### Work instructions
Tally the lines of the listing that contain the word "with", then give the total and nothing else.

┌──

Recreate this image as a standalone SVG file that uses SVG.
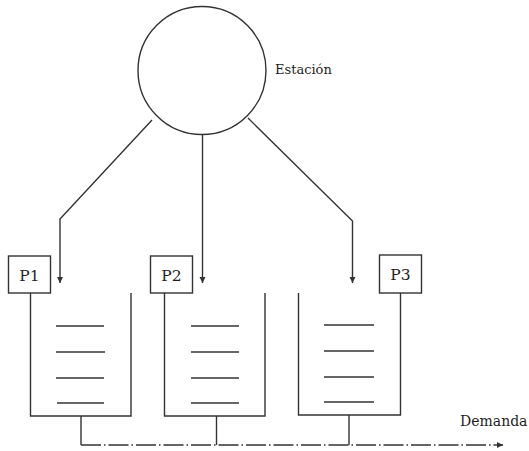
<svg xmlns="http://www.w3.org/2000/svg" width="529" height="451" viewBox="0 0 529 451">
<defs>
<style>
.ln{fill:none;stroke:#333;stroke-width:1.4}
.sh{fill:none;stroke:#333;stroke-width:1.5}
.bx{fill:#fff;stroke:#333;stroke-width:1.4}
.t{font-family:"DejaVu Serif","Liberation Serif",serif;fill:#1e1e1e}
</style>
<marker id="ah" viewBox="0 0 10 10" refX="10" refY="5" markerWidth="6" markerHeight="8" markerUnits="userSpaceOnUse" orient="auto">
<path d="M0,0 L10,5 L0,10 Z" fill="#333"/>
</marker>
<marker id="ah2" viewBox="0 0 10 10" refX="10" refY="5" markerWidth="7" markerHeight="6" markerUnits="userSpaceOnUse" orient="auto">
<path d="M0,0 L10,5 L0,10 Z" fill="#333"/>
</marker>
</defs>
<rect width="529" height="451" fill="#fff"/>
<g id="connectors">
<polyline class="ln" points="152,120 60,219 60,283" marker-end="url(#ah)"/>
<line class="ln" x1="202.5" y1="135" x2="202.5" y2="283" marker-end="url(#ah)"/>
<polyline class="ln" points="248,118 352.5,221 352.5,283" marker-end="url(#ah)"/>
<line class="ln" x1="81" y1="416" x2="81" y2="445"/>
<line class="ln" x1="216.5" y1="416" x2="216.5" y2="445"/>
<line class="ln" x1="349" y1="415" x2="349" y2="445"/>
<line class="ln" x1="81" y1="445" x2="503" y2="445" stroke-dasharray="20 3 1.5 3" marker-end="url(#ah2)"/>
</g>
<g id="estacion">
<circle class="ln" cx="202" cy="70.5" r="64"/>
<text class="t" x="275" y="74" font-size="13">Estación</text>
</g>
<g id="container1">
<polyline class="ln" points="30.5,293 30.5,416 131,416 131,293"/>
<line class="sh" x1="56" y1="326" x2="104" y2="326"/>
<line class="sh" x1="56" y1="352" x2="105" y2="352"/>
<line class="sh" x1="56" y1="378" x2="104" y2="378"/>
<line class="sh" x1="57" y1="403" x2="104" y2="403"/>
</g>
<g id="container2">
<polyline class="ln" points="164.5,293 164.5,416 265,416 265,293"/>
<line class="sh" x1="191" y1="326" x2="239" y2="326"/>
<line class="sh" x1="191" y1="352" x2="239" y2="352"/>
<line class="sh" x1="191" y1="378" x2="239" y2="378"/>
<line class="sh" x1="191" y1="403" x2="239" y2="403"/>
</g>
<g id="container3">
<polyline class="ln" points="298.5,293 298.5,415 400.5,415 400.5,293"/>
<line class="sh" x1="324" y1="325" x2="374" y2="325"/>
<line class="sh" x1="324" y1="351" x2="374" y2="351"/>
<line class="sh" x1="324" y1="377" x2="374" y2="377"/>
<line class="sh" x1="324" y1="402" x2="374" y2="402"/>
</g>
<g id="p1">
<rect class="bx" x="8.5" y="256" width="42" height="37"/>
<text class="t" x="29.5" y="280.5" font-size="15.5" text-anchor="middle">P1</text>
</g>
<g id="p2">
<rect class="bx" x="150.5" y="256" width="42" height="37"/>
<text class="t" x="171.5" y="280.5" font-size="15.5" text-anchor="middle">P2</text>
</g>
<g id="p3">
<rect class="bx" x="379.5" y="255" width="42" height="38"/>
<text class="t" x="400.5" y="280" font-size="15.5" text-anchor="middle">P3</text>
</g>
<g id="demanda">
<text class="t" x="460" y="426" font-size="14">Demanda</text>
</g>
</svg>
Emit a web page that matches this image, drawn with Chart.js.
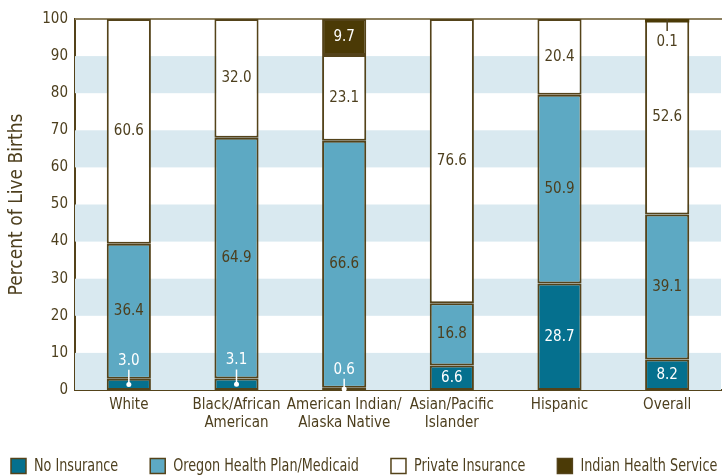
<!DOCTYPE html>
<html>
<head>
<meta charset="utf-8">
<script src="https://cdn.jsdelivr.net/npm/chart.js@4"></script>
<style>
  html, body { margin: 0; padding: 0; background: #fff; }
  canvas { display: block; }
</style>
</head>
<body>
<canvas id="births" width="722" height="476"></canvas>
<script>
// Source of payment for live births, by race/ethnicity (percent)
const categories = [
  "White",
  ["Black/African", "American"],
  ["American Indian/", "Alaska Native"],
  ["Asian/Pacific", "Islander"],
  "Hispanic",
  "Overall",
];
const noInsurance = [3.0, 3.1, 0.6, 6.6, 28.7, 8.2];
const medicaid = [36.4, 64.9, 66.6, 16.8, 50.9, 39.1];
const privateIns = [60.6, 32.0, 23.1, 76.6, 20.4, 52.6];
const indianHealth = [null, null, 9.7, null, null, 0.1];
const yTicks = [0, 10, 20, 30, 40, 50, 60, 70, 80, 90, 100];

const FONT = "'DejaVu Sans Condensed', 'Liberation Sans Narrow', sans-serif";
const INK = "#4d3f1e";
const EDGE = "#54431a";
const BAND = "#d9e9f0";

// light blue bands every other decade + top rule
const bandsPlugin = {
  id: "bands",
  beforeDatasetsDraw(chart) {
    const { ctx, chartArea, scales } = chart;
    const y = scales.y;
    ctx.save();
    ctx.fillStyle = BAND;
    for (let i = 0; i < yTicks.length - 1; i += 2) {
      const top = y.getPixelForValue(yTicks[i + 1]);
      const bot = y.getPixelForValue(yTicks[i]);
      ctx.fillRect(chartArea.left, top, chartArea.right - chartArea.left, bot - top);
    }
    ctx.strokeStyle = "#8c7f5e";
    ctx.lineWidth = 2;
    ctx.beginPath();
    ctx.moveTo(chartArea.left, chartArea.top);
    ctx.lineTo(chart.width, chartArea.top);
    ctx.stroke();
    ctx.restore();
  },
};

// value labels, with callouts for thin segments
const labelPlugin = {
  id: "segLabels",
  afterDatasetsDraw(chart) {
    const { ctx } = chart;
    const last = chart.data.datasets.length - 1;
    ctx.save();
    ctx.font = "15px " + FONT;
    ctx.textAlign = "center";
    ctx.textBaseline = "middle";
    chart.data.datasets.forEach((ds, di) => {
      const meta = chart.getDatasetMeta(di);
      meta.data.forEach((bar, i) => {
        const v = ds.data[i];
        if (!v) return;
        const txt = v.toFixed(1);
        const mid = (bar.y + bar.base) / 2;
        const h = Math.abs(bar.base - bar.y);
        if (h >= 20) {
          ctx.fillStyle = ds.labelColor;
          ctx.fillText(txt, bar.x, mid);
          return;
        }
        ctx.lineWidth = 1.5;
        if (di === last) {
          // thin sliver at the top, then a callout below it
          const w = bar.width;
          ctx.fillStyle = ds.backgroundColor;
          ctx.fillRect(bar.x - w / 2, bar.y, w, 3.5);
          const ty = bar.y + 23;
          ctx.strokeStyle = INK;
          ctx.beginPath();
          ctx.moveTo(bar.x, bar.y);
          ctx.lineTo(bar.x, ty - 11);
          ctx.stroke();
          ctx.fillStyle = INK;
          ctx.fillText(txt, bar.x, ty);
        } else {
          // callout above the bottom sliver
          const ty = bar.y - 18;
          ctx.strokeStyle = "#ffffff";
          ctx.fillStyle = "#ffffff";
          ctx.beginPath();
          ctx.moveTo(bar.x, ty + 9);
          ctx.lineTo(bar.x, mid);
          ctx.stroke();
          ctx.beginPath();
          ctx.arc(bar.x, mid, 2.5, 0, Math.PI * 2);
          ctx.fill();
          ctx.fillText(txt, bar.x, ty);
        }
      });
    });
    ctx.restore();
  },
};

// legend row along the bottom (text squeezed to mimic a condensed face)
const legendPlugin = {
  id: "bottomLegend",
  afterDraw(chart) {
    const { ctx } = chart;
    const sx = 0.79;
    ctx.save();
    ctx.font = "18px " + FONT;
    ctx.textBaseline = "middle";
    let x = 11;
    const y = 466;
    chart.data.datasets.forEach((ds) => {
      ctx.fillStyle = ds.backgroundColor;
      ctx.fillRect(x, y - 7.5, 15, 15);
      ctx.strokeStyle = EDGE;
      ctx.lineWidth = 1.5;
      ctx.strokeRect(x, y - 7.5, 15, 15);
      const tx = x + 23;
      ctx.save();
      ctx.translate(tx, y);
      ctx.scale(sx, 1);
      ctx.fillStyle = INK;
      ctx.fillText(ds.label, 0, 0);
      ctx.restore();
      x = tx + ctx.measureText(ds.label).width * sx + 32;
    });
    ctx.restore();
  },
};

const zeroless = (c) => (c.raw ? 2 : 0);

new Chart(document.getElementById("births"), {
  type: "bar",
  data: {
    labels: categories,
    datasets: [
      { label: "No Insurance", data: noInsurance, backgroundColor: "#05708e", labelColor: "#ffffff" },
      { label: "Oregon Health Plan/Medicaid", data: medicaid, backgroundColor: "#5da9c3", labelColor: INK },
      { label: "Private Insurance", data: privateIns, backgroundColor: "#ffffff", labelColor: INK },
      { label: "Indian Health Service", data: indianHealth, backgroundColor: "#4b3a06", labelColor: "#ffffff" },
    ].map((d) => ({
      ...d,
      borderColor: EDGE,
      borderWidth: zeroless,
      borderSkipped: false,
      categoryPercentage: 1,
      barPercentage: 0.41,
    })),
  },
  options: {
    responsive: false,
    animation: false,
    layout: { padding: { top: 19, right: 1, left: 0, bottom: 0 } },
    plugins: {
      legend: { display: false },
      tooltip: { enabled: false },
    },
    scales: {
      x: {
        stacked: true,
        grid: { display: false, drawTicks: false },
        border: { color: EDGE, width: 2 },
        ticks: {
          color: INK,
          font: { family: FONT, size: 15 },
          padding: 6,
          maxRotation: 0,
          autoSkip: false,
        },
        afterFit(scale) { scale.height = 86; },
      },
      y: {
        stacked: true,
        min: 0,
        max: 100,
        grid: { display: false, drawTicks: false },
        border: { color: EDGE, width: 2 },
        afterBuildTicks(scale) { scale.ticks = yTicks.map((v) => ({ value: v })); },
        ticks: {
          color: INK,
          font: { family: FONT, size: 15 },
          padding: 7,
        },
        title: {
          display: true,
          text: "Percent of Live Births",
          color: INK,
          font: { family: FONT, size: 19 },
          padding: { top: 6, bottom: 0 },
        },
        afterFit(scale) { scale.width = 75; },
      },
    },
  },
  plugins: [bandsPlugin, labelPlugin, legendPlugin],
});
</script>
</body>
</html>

└──

### The output
2